Experts say another major earthquake in Haiti unlikely

MIAMI — Does another “Big One” loom over Haiti?

The question came up Wednesday after a magnitude 5.9 aftershock struck 35 miles outside of Port-au-Prince — eight days after a major earthquake shattered the city.

Another major quake is unlikely but possible, experts say.

“It’s really hard to predict,” said Brady Cox, assistant professor of civil engineering at University of Arkansas. “Any time there’s a large quake it causes significant stress redistribution along earthquake fault lines. It relieves stress in some areas and increases it in others.”

“There’s a natural progression of aftershocks,” says Dr. Paul Mann, a geologist with the Jackson School of Geosciences at the University of Texas. “The general trend is for them to become smaller over time.”

On the Richter scale, a magnitude 5.9 quake like Wednesday’s is considered “strong,” with light damage expected. Still, on the mathematically complex scale that measures earthquakes, even a 6.0-magnitude quake would have only 1/30th the destructive power of a 7.0 quake.

Wednesday’s aftershock was centered 6.2 miles below the Earth’s surface; the big quake a week ago was centered 8.1 miles down.
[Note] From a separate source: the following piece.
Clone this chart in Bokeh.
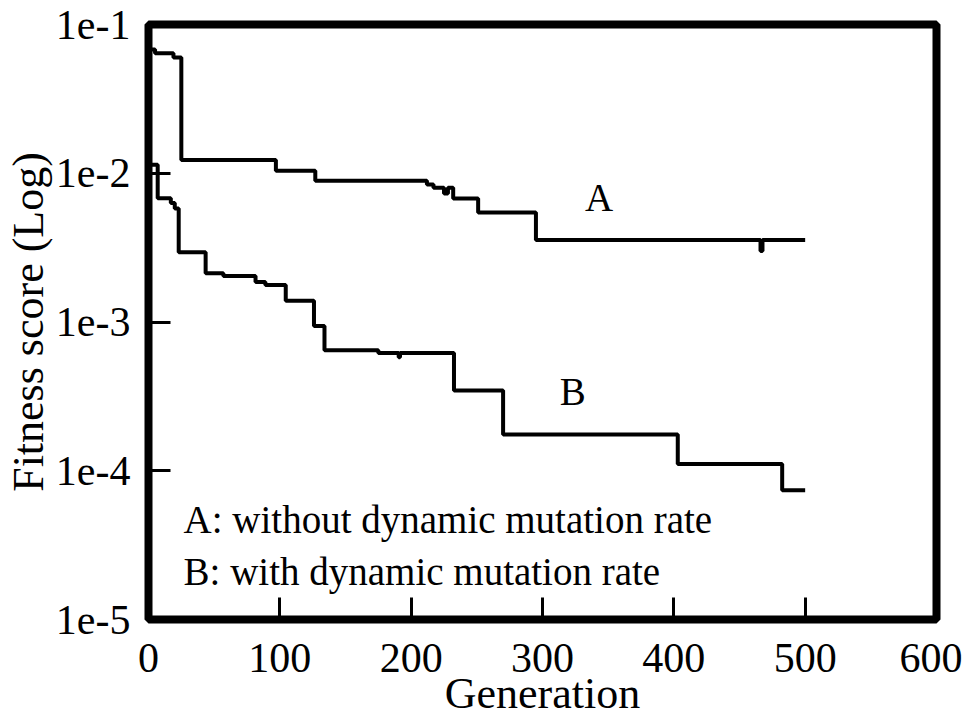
from bokeh.plotting import figure
from bokeh.models import FixedTicker, CustomJSTickFormatter, Label
from bokeh.embed import file_html
from bokeh.resources import INLINE

# ---- data ----
A_gen = [0, 5, 19, 25, 97, 127, 212, 217, 225, 228, 232, 251, 295, 466, 467.5, 500]
A_fit = [0.068, 0.064, 0.060, 0.0123, 0.0104, 0.0089, 0.0084, 0.0080, 0.0073,
         0.0080, 0.00676, 0.00544, 0.00356, 0.0030, 0.00356, 0.00356]

B_gen = [0, 7, 17, 20, 23, 43.5, 57, 81.5, 89, 104.5, 126, 134, 175, 190.5, 191.5,
         232.6, 270, 403, 482.5, 500]
B_fit = [0.0114, 0.0068, 0.0063, 0.0058, 0.00294, 0.00213, 0.00204, 0.00186,
         0.00177, 0.00139, 0.00094, 0.000645, 0.00062, 0.00058, 0.00062,
         0.000347, 0.000175, 0.000111, 0.000074, 0.000074]

x_ticks = [0, 100, 200, 300, 400, 500, 600]
y_ticks = [1e-5, 1e-4, 1e-3, 1e-2, 1e-1]

FONT = "Liberation Serif"

p = figure(width=962, height=720, x_range=(0, 600), y_range=(1e-5, 1e-1),
           y_axis_type="log", output_backend="svg", toolbar_location=None,
           min_border_left=148, min_border_right=26, min_border_top=24,
           min_border_bottom=98)

p.background_fill_color = "white"
p.border_fill_color = "white"
p.outline_line_color = "black"
p.outline_line_width = 8
p.xgrid.visible = False
p.ygrid.visible = False

for ax in (p.xaxis[0], p.yaxis[0]):
    ax.axis_line_color = None
    ax.major_tick_in = 22
    ax.major_tick_out = 0
    ax.major_tick_line_width = 3
    ax.major_tick_line_color = "black"
    ax.minor_tick_line_color = None
    ax.major_label_text_font = FONT
    ax.major_label_text_font_size = "42px"
    ax.major_label_text_color = "black"
    ax.axis_label_text_font = FONT
    ax.axis_label_text_font_size = "44px"
    ax.axis_label_text_font_style = "normal"
    ax.axis_label_text_color = "black"

p.xaxis.ticker = FixedTicker(ticks=x_ticks)
p.yaxis.ticker = FixedTicker(ticks=y_ticks)
p.yaxis.formatter = CustomJSTickFormatter(code="return '1e' + Math.round(Math.log10(tick));")
p.xaxis.axis_label = "Generation"
p.yaxis.axis_label = "Fitness score (Log)"
p.xaxis.major_label_standoff = 24
p.yaxis.major_label_standoff = 18
p.xaxis.axis_label_standoff = -6
p.yaxis.axis_label_standoff = 0

p.step(A_gen, A_fit, mode="after", line_width=4, line_color="black")
p.step(B_gen, B_fit, mode="after", line_width=4, line_color="black")

for x, y, t, al in [(343, 0.00686, "A", "center"), (323, 0.00034, "B", "center"),
                    (26.7, 4.67e-5, "A: without dynamic mutation rate", "left"),
                    (26.7, 2.1e-5, "B: with  dynamic mutation rate", "left")]:
    p.add_layout(Label(x=x, y=y, text=t, text_font=FONT, text_font_size="39px",
                       text_align=al, text_baseline="middle", text_color="black"))

open("out.html", "w").write(file_html(p, INLINE))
Quakes closer to the surface do more damage, experts say.

“To a building already damaged by the earlier quake, it could be a very serious thing,” said Tim Dixon, professor of geophysics at the Rosenstiel School of Marine and Atmospheric Science in Miami.

Wednesday’s tremor wasn’t the first strong aftershock. Since the big quake, the area around Haiti has had 44 aftershocks measuring 4.1 to 5.9, according to the United States Geological Survey.

Wednesday’s 5.9-magnitude aftershock was bigger than expected, but not too far out of line, Dixon said.

In Haiti and the Caribbean, the original earthquake and the aftershocks are taking place along the Enriquillo Fault Zone that starts in Jamaica in the west and goes through Haiti and into the Enriquillo Valley in the Dominican Republic. It’s part of the ever-shifting boundary between the massive North American and Caribbean tectonic plates.

The Enriquillo zone is 600 miles long. Last week’s earthquake near Port-au-Prince ruptured only about 50 miles of that fault line, increasing the stress on the portions remaining unruptured, Dixon said.

Still, most of the current aftershocks are in the part of the Enriquillo line that slipped in last week’s big quake, not in areas outside it.

“They’re just stress being redistributed along the line that already slipped,” he said.

Most of the 44 aftershocks have taken place to the west of the original earthquake, he said, because the original quake was created by a slipping of the plates in a westerly direction.

The aftershocks may continue, but they’re unlikely to be as big as Wednesday’s, Dixon said.

He said the 5.8-magnitude quake that rattled the Cayman Islands on Tuesday was not directly related to the Port-au-Prince quake. It’s on the same North American/Caribbean tectonic plate boundary, but not on the same fault line, he said.

Still, another big quake is possible, Cox said. He said two major separate quakes struck Turkey, both within 100 miles of Istanbul, within three months of each other in 1999.

A 7.4-magnitude quake hit near Istanbul on Aug. 17, 1999, killing 17,000, followed by a 7.2-magnitude quake on Nov. 12 that killed 1,000.

Geologists said the second quake was not an aftershock, but a separate seismic event on the same Anatolian Fault Line.

“These things are unpredictable” Cox said.